After comparing the CoE European Convention of Human Rights (ECHR) and the EU Fundamental Rights Charter (FRC) I will deal with the relationship between the ECHR and the FRC, completed by the relationship of both to domestic fundamental rights law. This will show us the possible domestic remedies in order to bring an individual case to the Court of Justice of the EU (CJEU) and/or the European Court of Human Rights (ECtHR). If EU law has been applied in a given case and the CJEU has taken possibly a preliminary ruling the question arises whether and if so in which manner the ECtHR may adjudicate on the conformity of EU law and/or the judgment of the CJEU with the ECHR. This leads us to the situation of “cases for two” and a subsequent jurisdiction of both European highest courts what might be seen as “a luxury”.

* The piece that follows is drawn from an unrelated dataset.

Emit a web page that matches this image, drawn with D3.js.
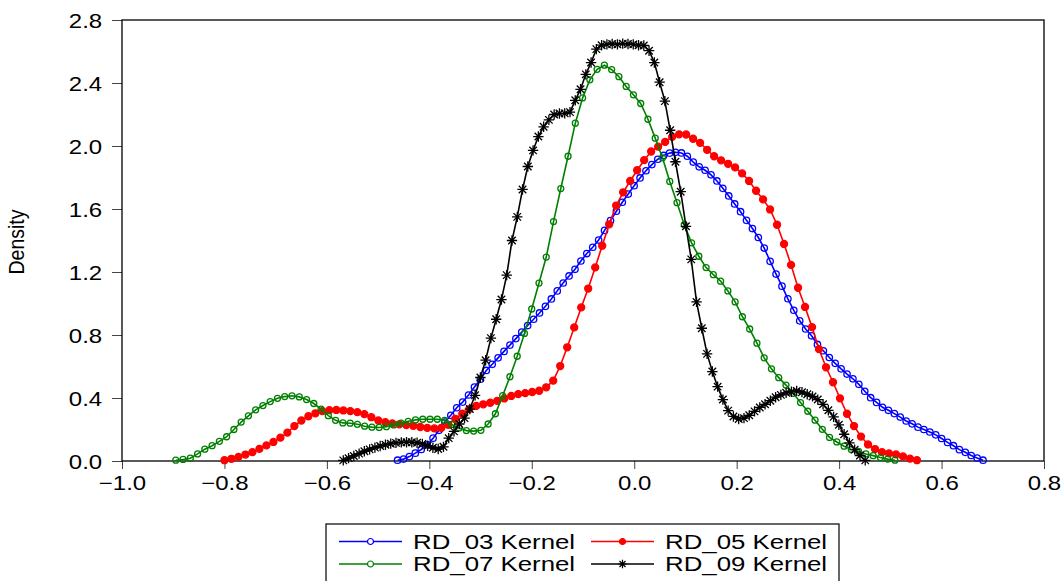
<!DOCTYPE html>
<meta charset="utf-8">
<head>
<style>
  body { margin: 0; background: #fff; }
  svg { display: block; font-family: "Liberation Sans", Arial, sans-serif; }
  .axis path { display: none; }
  .axis line { stroke: #444; }
  .axis text { font-size: 20px; fill: #000; }
  .legend text { font-size: 20.5px; fill: #000; }
</style>
<script src="https://d3js.org/d3.v7.min.js"></script>
</head>
<body>
<svg width="1063" height="581"></svg>
<script>
// kernel density estimates, 100 evaluation points each
var rd03Range = [-0.462, 0.681];
var rd03 = [0.005,0.012,0.028,0.050,0.073,0.102,0.145,0.195,0.247,0.290,
            0.338,0.374,0.419,0.470,0.519,0.575,0.614,0.655,0.696,0.736,
            0.777,0.818,0.860,0.900,0.940,0.982,1.029,1.080,1.130,1.175,
            1.217,1.270,1.317,1.357,1.403,1.464,1.526,1.586,1.643,1.695,
            1.748,1.797,1.843,1.882,1.916,1.940,1.955,1.960,1.956,1.935,
            1.898,1.868,1.846,1.817,1.778,1.731,1.683,1.632,1.583,1.528,
            1.476,1.419,1.352,1.268,1.187,1.110,1.030,0.957,0.890,0.838,
            0.795,0.740,0.700,0.657,0.620,0.585,0.552,0.522,0.487,0.443,
            0.402,0.372,0.341,0.322,0.301,0.279,0.254,0.236,0.215,0.200,
            0.184,0.166,0.143,0.118,0.097,0.072,0.055,0.035,0.019,0.005];

var rd05Range = [-0.800, 0.552];
var rd05 = [0.005,0.014,0.026,0.041,0.056,0.077,0.099,0.121,0.148,0.180,
            0.222,0.257,0.284,0.303,0.317,0.323,0.324,0.321,0.317,0.310,
            0.298,0.278,0.257,0.246,0.238,0.233,0.228,0.223,0.216,0.210,
            0.207,0.210,0.230,0.268,0.300,0.330,0.350,0.360,0.370,0.382,
            0.397,0.413,0.425,0.431,0.438,0.446,0.468,0.510,0.603,0.722,
            0.848,0.975,1.095,1.229,1.367,1.503,1.622,1.706,1.778,1.846,
            1.910,1.965,1.996,2.026,2.058,2.074,2.073,2.046,2.020,1.976,
            1.935,1.909,1.887,1.864,1.826,1.778,1.716,1.661,1.597,1.500,
            1.378,1.245,1.100,0.978,0.850,0.710,0.595,0.500,0.398,0.300,
            0.222,0.155,0.105,0.076,0.056,0.048,0.042,0.029,0.015,0.005];

var rd07Range = [-0.895, 0.509];
var rd07 = [0.005,0.010,0.018,0.045,0.075,0.097,0.125,0.154,0.200,0.247,
            0.287,0.325,0.352,0.377,0.398,0.409,0.414,0.407,0.390,0.365,
            0.330,0.288,0.258,0.242,0.240,0.233,0.221,0.215,0.213,0.218,
            0.229,0.241,0.252,0.261,0.265,0.265,0.265,0.258,0.232,0.210,
            0.193,0.190,0.195,0.235,0.300,0.415,0.535,0.665,0.810,0.965,
            1.130,1.295,1.520,1.730,1.935,2.145,2.305,2.420,2.487,2.513,
            2.485,2.440,2.378,2.325,2.270,2.170,2.050,1.925,1.775,1.640,
            1.500,1.385,1.300,1.228,1.183,1.142,1.080,1.010,0.916,0.838,
            0.748,0.655,0.585,0.529,0.482,0.430,0.371,0.316,0.259,0.201,
            0.150,0.121,0.094,0.073,0.061,0.045,0.034,0.022,0.012,0.005];

var rd09Range = [-0.568, 0.451];
var rd09 = [0.004,0.018,0.032,0.047,0.062,0.074,0.085,0.095,0.103,0.110,
            0.115,0.118,0.119,0.119,0.116,0.109,0.097,0.084,0.076,0.090,
            0.145,0.188,0.235,0.272,0.330,0.417,0.530,0.640,0.780,0.900,
            1.025,1.180,1.400,1.550,1.724,1.870,1.972,2.060,2.122,2.166,
            2.200,2.206,2.207,2.215,2.290,2.360,2.455,2.530,2.615,2.640,
            2.645,2.648,2.645,2.650,2.648,2.645,2.640,2.638,2.605,2.530,
            2.405,2.285,2.100,1.900,1.710,1.490,1.280,1.010,0.843,0.680,
            0.568,0.472,0.390,0.320,0.283,0.267,0.272,0.290,0.315,0.340,
            0.360,0.383,0.405,0.420,0.433,0.440,0.445,0.437,0.424,0.410,
            0.390,0.360,0.322,0.280,0.230,0.170,0.115,0.072,0.035,0.004];

var seriesNames = ["RD_03 Kernel", "RD_05 Kernel", "RD_07 Kernel", "RD_09 Kernel"];
var seriesColors = ["#0000ff", "#ff0000", "#008000", "#000000"];
var xTicks = [-1.0, -0.8, -0.6, -0.4, -0.2, 0.0, 0.2, 0.4, 0.6, 0.8];
var yTicks = [0.0, 0.4, 0.8, 1.2, 1.6, 2.0, 2.4, 2.8];

var sx = 1.2; // text in the original is drawn wide

var svg = d3.select("svg");
var plot = {left: 122, right: 1044, top: 20, bottom: 461};

var x = d3.scaleLinear().domain([-1.0, 0.8]).range([plot.left, plot.right]);
var y = d3.scaleLinear().domain([0, 2.8]).range([plot.bottom, plot.top]);

function grid(range, vals) {
    var step = (range[1] - range[0]) / (vals.length - 1);
    return vals.map(function(v, i) { return [range[0] + i * step, v]; });
}

var series = [
    {name: seriesNames[0], color: seriesColors[0], marker: "open",   r: 3.2, pts: grid(rd03Range, rd03)},
    {name: seriesNames[1], color: seriesColors[1], marker: "filled", r: 3.5, pts: grid(rd05Range, rd05)},
    {name: seriesNames[2], color: seriesColors[2], marker: "open",   r: 3.0, pts: grid(rd07Range, rd07)},
    {name: seriesNames[3], color: seriesColors[3], marker: "star",   r: 5.2, pts: grid(rd09Range, rd09)}
];

// axes
var yAxis = svg.append("g")
    .attr("class", "axis")
    .attr("transform", "translate(" + plot.left + ",0)")
    .call(d3.axisLeft(y).tickValues(yTicks).tickSize(10).tickPadding(6.5)
        .tickFormat(d3.format(".1f")));
yAxis.selectAll("text")
    .attr("transform", "scale(" + sx + ",1)")
    .attr("dy", "0.36em");

var xAxis = svg.append("g")
    .attr("class", "axis")
    .attr("transform", "translate(0," + plot.bottom + ")")
    .call(d3.axisBottom(x).tickValues(xTicks).tickSize(8).tickPadding(7)
        .tickFormat(d3.format(".1f")));
xAxis.selectAll("text")
    .attr("transform", "scale(" + sx + ",1)");

// frame
svg.append("rect")
    .attr("x", plot.left)
    .attr("y", plot.top)
    .attr("width", plot.right - plot.left)
    .attr("height", plot.bottom - plot.top)
    .attr("fill", "none")
    .attr("stroke", "#000")
    .attr("stroke-width", 1.3);

svg.append("text")
    .attr("transform", "translate(24,242) rotate(-90) scale(1,1.1)")
    .attr("text-anchor", "middle")
    .style("font-size", "19.5px")
    .text("Density");

var line = d3.line()
    .x(function(d) { return x(d[0]); })
    .y(function(d) { return y(d[1]); });

var starPath = function(r) {
    var a = r * 0.72;
    return "M0," + (-r) + "V" + r + "M" + (-r) + ",0H" + r +
        "M" + (-a) + "," + (-a) + "L" + a + "," + a +
        "M" + (-a) + "," + a + "L" + a + "," + (-a);
};

function drawMarkers(g, s, pts) {
    if (s.marker == "star") {
        g.selectAll("path.m")
            .data(pts)
            .enter().append("path")
            .attr("class", "m")
            .attr("transform", function(d) { return "translate(" + x(d[0]) + "," + y(d[1]) + ")"; })
            .attr("d", starPath(s.r))
            .attr("stroke", s.color)
            .attr("stroke-width", 1.3)
            .attr("fill", "none");
    } else {
        g.selectAll("circle")
            .data(pts)
            .enter().append("circle")
            .attr("cx", function(d) { return x(d[0]); })
            .attr("cy", function(d) { return y(d[1]); })
            .attr("r", s.r)
            .attr("fill", s.marker == "filled" ? s.color : "none")
            .attr("stroke", s.color)
            .attr("stroke-width", 1.3);
    }
}

series.forEach(function(s) {
    var g = svg.append("g");
    g.append("path")
        .datum(s.pts)
        .attr("d", line)
        .attr("fill", "none")
        .attr("stroke", s.color)
        .attr("stroke-width", 1.6);
    drawMarkers(g, s, s.pts);
});

// legend
var legend = svg.append("g").attr("class", "legend");
legend.append("rect")
    .attr("x", 326)
    .attr("y", 524)
    .attr("width", 513)
    .attr("height", 70)
    .attr("fill", "none")
    .attr("stroke", "#000")
    .attr("stroke-width", 1.2);

var legendPos = [[339, 541.5], [591, 541.5], [339, 564], [591, 564]];
series.forEach(function(s, i) {
    var p = legendPos[i];
    var item = legend.append("g").attr("transform", "translate(" + p[0] + "," + p[1] + ")");
    item.append("line")
        .attr("x1", 0).attr("x2", 63)
        .attr("stroke", s.color)
        .attr("stroke-width", 1.6);
    var mg = item.append("g").attr("transform", "translate(31.5,0)");
    if (s.marker == "star") {
        mg.append("path").attr("d", starPath(4.2)).attr("stroke", s.color)
            .attr("stroke-width", 1.2).attr("fill", "none");
    } else {
        mg.append("circle").attr("r", 3)
            .attr("fill", s.marker == "filled" ? s.color : "#fff")
            .attr("stroke", s.color).attr("stroke-width", 1.2);
    }
    item.append("text")
        .attr("transform", "translate(74,0) scale(1.26,1)")
        .attr("dy", "0.36em")
        .text(s.name);
});
</script>
</body>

Examples of the ECtHR’s case-law will demonstrate on the one hand the resistance of the ECtHR to decide in substance on cases which already have been dealt with by the CJEU, and on the other hand that the ECtHR  is currently the highest and final human rights authority in Europe. Whether this constellation will be still upright after the accession of the EU to the ECHR depends on the still lacking political decision on the final draft accession agreement that was negotiated by experts of the CoE and the EU and agreed by all 47 CoE member states and the European Commission in 2013 but opposed by the CJEU in its Opinion 2/13.

However, the challenge will remain in any case whether the “luxurious” European human rights protection system can guarantee everybody an effective access to justice within reasonable time as required by the right to a fair trial according to Article 6 ECHR and Article 47 FRC.

Hannes Tretter is Professor of Fundamental and Human Rights Law, at the Institute of Constitutional and Administrative Law, Faculty of Law, at the University of Vienna and Administrative Director and Scientific Co-Director of the Ludwig Boltzmann Institut für Menschenrechte, which he cofounded  in 1992. He is also an expert with the Organization for Security and Co-operation in Europe, a board member of the Austrian League for Human Rights and Alternate Member of the Scientific Committee of the European Union Agency for Fundamental Rights in Vienna. His research interest includes fundamental and human Rights, public law (constitutional law, media law, data protection, asylum and aliens law, law of the police, penal law, minority protection), European law (European Convention on Human Rights, EU Charter of Fundamental Rights and EU Agency for Fundamental Rights, antidiscrimination law) and international law (“ Human Dimension” of the OSCE, measures against terrorism and human rights, humanitarian law, minority protection).